[What needs to be done]:
Your task is to copy the listing exactly, with the pictures left out.
•••••
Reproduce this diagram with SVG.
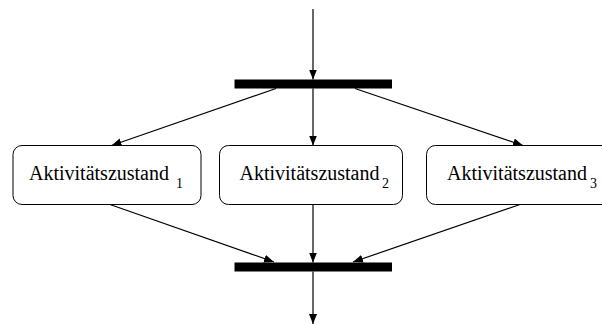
<svg xmlns="http://www.w3.org/2000/svg" width="602" height="325" viewBox="0 0 602 325">
  <style>
    .state { fill: #ffffff; stroke: #000000; stroke-width: 1; }
    .bar { fill: #000000; }
    .label { font-family: "Liberation Serif", "Times New Roman", serif; font-size: 20px; fill: #000000; }
    .sub { font-family: "Liberation Serif", "Times New Roman", serif; font-size: 14px; fill: #000000; }
    .edge { stroke: #000000; stroke-width: 1.2; fill: none; marker-end: url(#arrow); }
  </style>
  <defs>
    <marker id="arrow" viewBox="0 0 10 8" refX="10" refY="4" markerWidth="10" markerHeight="8" markerUnits="userSpaceOnUse" orient="auto">
      <path d="M0,0 L10,4 L0,8 z" fill="#000000"/>
    </marker>
  </defs>

  <!-- fork and join bars -->
  <g id="fork">
    <rect class="bar" x="234.5" y="79.5" width="157.5" height="9"/>
  </g>
  <g id="join">
    <rect class="bar" x="234.5" y="262.5" width="157.5" height="9"/>
  </g>

  <!-- activity states -->
  <g id="state1">
    <rect class="state" x="13" y="145.5" width="188" height="59" rx="9" ry="9"/>
    <text class="label" x="29" y="180">Aktivitätszustand</text>
    <text class="sub" x="176" y="187.5">1</text>
  </g>
  <g id="state2">
    <rect class="state" x="219.5" y="145.5" width="183" height="59" rx="9" ry="9"/>
    <text class="label" x="239.5" y="180">Aktivitätszustand</text>
    <text class="sub" x="382" y="187.5">2</text>
  </g>
  <g id="state3">
    <rect class="state" x="426.5" y="145.5" width="190" height="59" rx="9" ry="9"/>
    <text class="label" x="447" y="180">Aktivitätszustand</text>
    <text class="sub" x="590" y="187.5">3</text>
  </g>

  <!-- connectors -->
  <g id="connectors">
    <line class="edge" x1="313" y1="9" x2="313" y2="79.5"/>
    <line class="edge" x1="276" y1="88.5" x2="111.5" y2="145.5"/>
    <line class="edge" x1="313" y1="88.5" x2="313" y2="145.5"/>
    <line class="edge" x1="355" y1="88.5" x2="523" y2="145.5"/>
    <line class="edge" x1="110" y1="204.5" x2="274" y2="262"/>
    <line class="edge" x1="313" y1="204.5" x2="313" y2="262.5"/>
    <line class="edge" x1="520" y1="204.5" x2="353" y2="262"/>
    <line class="edge" x1="313" y1="271.5" x2="313" y2="324"/>
  </g>
</svg>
•••••
[Exercise response]:
Reproduce this diagram with SVG.
<svg xmlns="http://www.w3.org/2000/svg" width="602" height="325" viewBox="0 0 602 325">
  <style>
    .state { fill: #ffffff; stroke: #000000; stroke-width: 1; }
    .bar { fill: #000000; }
    .label { font-family: "Liberation Serif", "Times New Roman", serif; font-size: 20px; fill: #000000; }
    .sub { font-family: "Liberation Serif", "Times New Roman", serif; font-size: 14px; fill: #000000; }
    .edge { stroke: #000000; stroke-width: 1.2; fill: none; marker-end: url(#arrow); }
  </style>
  <defs>
    <marker id="arrow" viewBox="0 0 10 8" refX="10" refY="4" markerWidth="10" markerHeight="8" markerUnits="userSpaceOnUse" orient="auto">
      <path d="M0,0 L10,4 L0,8 z" fill="#000000"/>
    </marker>
  </defs>

  <!-- fork and join bars -->
  <g id="fork">
    <rect class="bar" x="234.5" y="79.5" width="157.5" height="9"/>
  </g>
  <g id="join">
    <rect class="bar" x="234.5" y="262.5" width="157.5" height="9"/>
  </g>

  <!-- activity states -->
  <g id="state1">
    <rect class="state" x="13" y="145.5" width="188" height="59" rx="9" ry="9"/>
    <text class="label" x="29" y="180">Aktivitätszustand</text>
    <text class="sub" x="176" y="187.5">1</text>
  </g>
  <g id="state2">
    <rect class="state" x="219.5" y="145.5" width="183" height="59" rx="9" ry="9"/>
    <text class="label" x="239.5" y="180">Aktivitätszustand</text>
    <text class="sub" x="382" y="187.5">2</text>
  </g>
  <g id="state3">
    <rect class="state" x="426.5" y="145.5" width="190" height="59" rx="9" ry="9"/>
    <text class="label" x="447" y="180">Aktivitätszustand</text>
    <text class="sub" x="590" y="187.5">3</text>
  </g>

  <!-- connectors -->
  <g id="connectors">
    <line class="edge" x1="313" y1="9" x2="313" y2="79.5"/>
    <line class="edge" x1="276" y1="88.5" x2="111.5" y2="145.5"/>
    <line class="edge" x1="313" y1="88.5" x2="313" y2="145.5"/>
    <line class="edge" x1="355" y1="88.5" x2="523" y2="145.5"/>
    <line class="edge" x1="110" y1="204.5" x2="274" y2="262"/>
    <line class="edge" x1="313" y1="204.5" x2="313" y2="262.5"/>
    <line class="edge" x1="520" y1="204.5" x2="353" y2="262"/>
    <line class="edge" x1="313" y1="271.5" x2="313" y2="324"/>
  </g>
</svg>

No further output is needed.